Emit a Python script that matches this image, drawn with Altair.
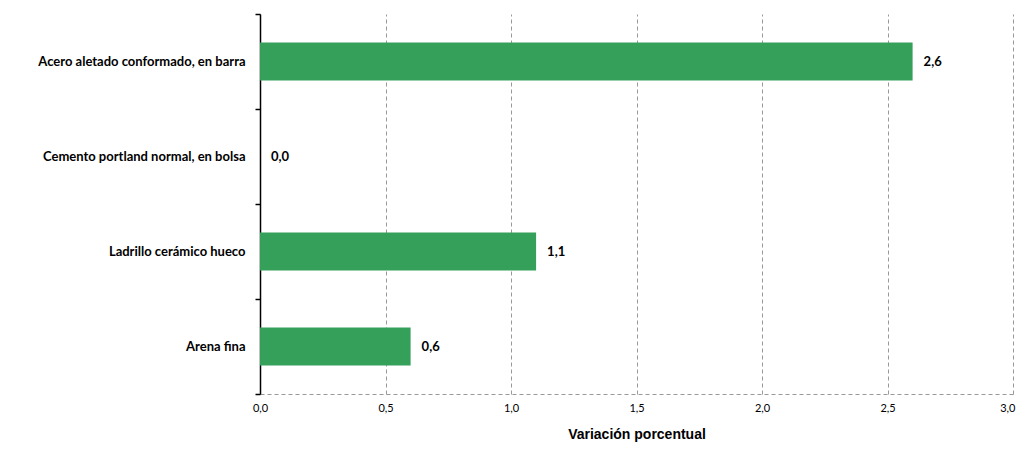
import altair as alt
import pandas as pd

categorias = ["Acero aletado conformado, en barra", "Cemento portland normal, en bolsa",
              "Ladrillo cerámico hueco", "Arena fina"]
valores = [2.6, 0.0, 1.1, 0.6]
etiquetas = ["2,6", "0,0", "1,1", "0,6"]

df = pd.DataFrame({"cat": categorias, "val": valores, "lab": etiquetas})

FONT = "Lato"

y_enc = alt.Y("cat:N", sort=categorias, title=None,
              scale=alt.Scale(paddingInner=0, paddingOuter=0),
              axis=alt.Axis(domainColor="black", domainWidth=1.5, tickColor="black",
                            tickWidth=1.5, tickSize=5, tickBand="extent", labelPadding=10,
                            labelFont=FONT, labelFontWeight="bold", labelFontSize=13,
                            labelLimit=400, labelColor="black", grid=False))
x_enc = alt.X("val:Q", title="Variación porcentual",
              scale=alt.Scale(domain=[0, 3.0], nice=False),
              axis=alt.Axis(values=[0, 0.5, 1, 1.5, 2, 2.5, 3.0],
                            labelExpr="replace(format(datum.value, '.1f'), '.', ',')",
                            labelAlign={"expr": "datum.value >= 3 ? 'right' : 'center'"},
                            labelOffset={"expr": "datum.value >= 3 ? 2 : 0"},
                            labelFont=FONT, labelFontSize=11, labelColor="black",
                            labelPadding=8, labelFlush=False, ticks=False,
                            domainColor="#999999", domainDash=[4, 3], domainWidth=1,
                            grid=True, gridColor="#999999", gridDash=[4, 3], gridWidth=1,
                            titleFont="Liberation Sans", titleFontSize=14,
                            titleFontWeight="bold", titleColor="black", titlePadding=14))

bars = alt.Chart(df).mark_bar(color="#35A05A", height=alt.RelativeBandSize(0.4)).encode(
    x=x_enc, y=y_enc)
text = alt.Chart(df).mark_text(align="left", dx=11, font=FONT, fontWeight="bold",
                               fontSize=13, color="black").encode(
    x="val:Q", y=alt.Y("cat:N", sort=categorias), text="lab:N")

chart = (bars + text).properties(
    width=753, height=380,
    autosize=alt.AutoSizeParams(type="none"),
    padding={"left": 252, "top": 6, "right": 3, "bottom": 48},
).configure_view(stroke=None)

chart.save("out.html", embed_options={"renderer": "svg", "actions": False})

==*==

What you have to do » Quote each line of the listing exactly, but leave the pictures out.

Response »
Emit a Python script that matches this image, drawn with Altair.
import altair as alt
import pandas as pd

categorias = ["Acero aletado conformado, en barra", "Cemento portland normal, en bolsa",
              "Ladrillo cerámico hueco", "Arena fina"]
valores = [2.6, 0.0, 1.1, 0.6]
etiquetas = ["2,6", "0,0", "1,1", "0,6"]

df = pd.DataFrame({"cat": categorias, "val": valores, "lab": etiquetas})

FONT = "Lato"

y_enc = alt.Y("cat:N", sort=categorias, title=None,
              scale=alt.Scale(paddingInner=0, paddingOuter=0),
              axis=alt.Axis(domainColor="black", domainWidth=1.5, tickColor="black",
                            tickWidth=1.5, tickSize=5, tickBand="extent", labelPadding=10,
                            labelFont=FONT, labelFontWeight="bold", labelFontSize=13,
                            labelLimit=400, labelColor="black", grid=False))
x_enc = alt.X("val:Q", title="Variación porcentual",
              scale=alt.Scale(domain=[0, 3.0], nice=False),
              axis=alt.Axis(values=[0, 0.5, 1, 1.5, 2, 2.5, 3.0],
                            labelExpr="replace(format(datum.value, '.1f'), '.', ',')",
                            labelAlign={"expr": "datum.value >= 3 ? 'right' : 'center'"},
                            labelOffset={"expr": "datum.value >= 3 ? 2 : 0"},
                            labelFont=FONT, labelFontSize=11, labelColor="black",
                            labelPadding=8, labelFlush=False, ticks=False,
                            domainColor="#999999", domainDash=[4, 3], domainWidth=1,
                            grid=True, gridColor="#999999", gridDash=[4, 3], gridWidth=1,
                            titleFont="Liberation Sans", titleFontSize=14,
                            titleFontWeight="bold", titleColor="black", titlePadding=14))

bars = alt.Chart(df).mark_bar(color="#35A05A", height=alt.RelativeBandSize(0.4)).encode(
    x=x_enc, y=y_enc)
text = alt.Chart(df).mark_text(align="left", dx=11, font=FONT, fontWeight="bold",
                               fontSize=13, color="black").encode(
    x="val:Q", y=alt.Y("cat:N", sort=categorias), text="lab:N")

chart = (bars + text).properties(
    width=753, height=380,
    autosize=alt.AutoSizeParams(type="none"),
    padding={"left": 252, "top": 6, "right": 3, "bottom": 48},
).configure_view(stroke=None)

chart.save("out.html", embed_options={"renderer": "svg", "actions": False})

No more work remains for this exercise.